Desertificação já atinge uma área de 230 mil km² no Nordeste
Mapeamento feito por satélite feito pelo Laboratório de
Análise e Processamento de Imagens de Satélites da Universidade Federal de
Alagoas lança alerta para o fenômeno
Como se não bastasse a falta de chuvas, o Brasil vê se alastrar no Nordeste um
fenômeno ainda mais grave: a desidratação do solo a tal ponto que, em última
instância, pode torná-lo imprestável. Um novo mapeamento feito por satélite
pelo Laboratório de Análise e Processamento de Imagens de Satélites da
Universidade Federal de Alagoas (Lapis), que cruzou dados de presença de
vegetação com índices de precipitação ao longo dos últimos 25 anos, até abril
passado, mostra que a região tem hoje 230 mil km² de terras atingidas de forma
grave ou muito grave pelo fenômeno.
A área degradada ou em alto risco de degradação é maior do que o estado do
Ceará. Hoje, o Ministério do Meio Ambiente reconhece quatro núcleos de
desertificação no semiárido brasileiro. Somados, os núcleos de Irauçuba (CE),
Gilbués (PI), Seridó (RN e PB) e Cabrobó (PE) atingem 18.177 km² e afetam 399
mil pessoas.
Num artigo assinado por cinco pesquisadores do Instituto Nacional do Semiárido
(Insa), do Ministério da Ciência e Tecnologia, são listados seis núcleos, o que
aumenta a área em estado mais avançado de desertificação para 55.236 km²,
afetando 750 mil brasileiros.
Os dois núcleos identificados pelos pesquisadores do Insa são o do Sertão do
São Francisco, na Bahia, e o do Cariris Velhos, na Paraíba, estado que tem
54,88% de seu território classificado em alto nível de desertificação.

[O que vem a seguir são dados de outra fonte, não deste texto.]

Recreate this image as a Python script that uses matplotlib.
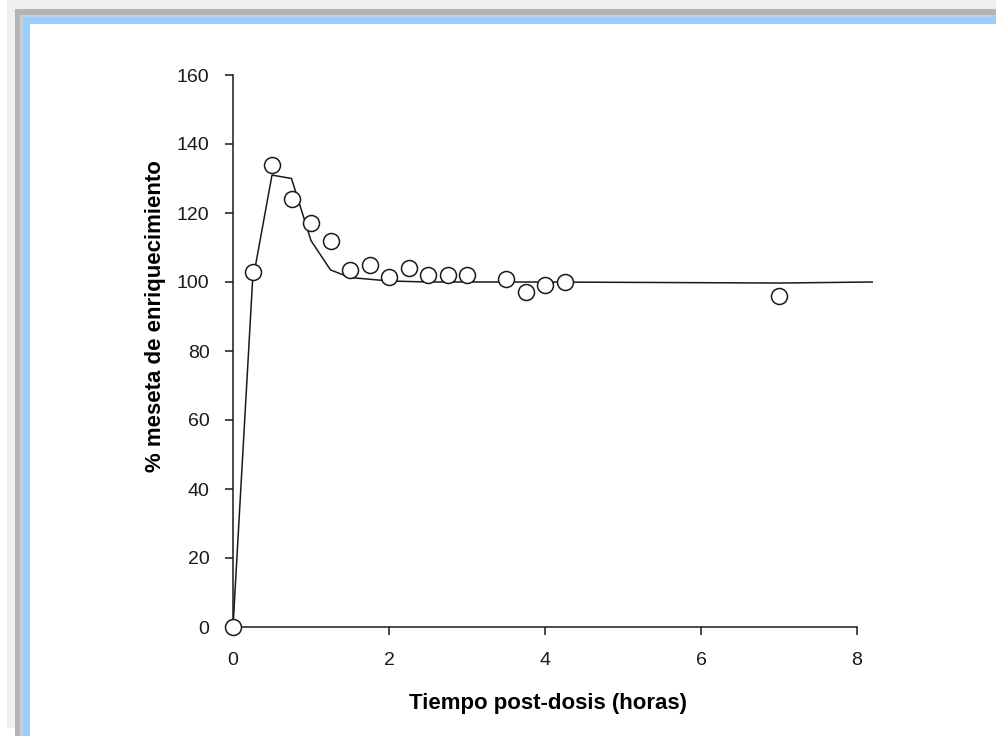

Trata-se de um prolongamento que une o núcleo do Seridó à microrregião de
Patos, passando pela dos Cariris Velhos. Apenas na microrregião de Patos,
74,99% das terras estão em alto nível de desertificação, segundo dados do
Programa Estadual de Combate à Desertificação e Mitigação dos Efeitos da Seca
da Paraíba.
- A degradação do solo é um processo silencioso – afirma Humberto Barbosa,
professor do Instituto de Ciências Atmosféricas e coordenador do Lapis,
responsável pelo estudo. – No monitoramento por satélite fica evidente que as
áreas onde o solo e a vegetação não respondem mais às chuvas estão mais
extensas. Em condições normais, a vegetação da Caatinga brota entre 11 e 15
dias depois da chuva. Nestas áreas, não importa o quanto chova, a vegetação não
responde, não brota mais.
Estão em áreas mapeadas como críticas de desertificação municípios como
Petrolina, em Pernambuco, que tem mais de 290 mil habitantes, e Paulo Afonso,
na Bahia, com 108 mil moradores. Barbosa explica que a desertificação é um
processo longo e a seca agrava a situação. Segundo ele, em alguns casos, a
situação é difícil de reverter.
Na Bahia, numa extensão de 300 mil km² no Sertão do São Francisco, os solos já
não conseguem reter água. Na região de Rodelas, no Norte do estado, formou-se,
a partir dos anos 80, o deserto de Surubabel.
Numa área de 4 km², ergueram-se dunas de até 5 metros de altura. Segundo
pesquisadores, a área foi abandonada depois da criação da barragem da
hidrelétrica de Itaparica, usada para o pastoreio indiscriminado de caprinos e,
por fim, desmatada. O solo virou areia. O rio, que era estreito, ficou largo, e
o grande espelho d’água deixou caminho livre para o vento.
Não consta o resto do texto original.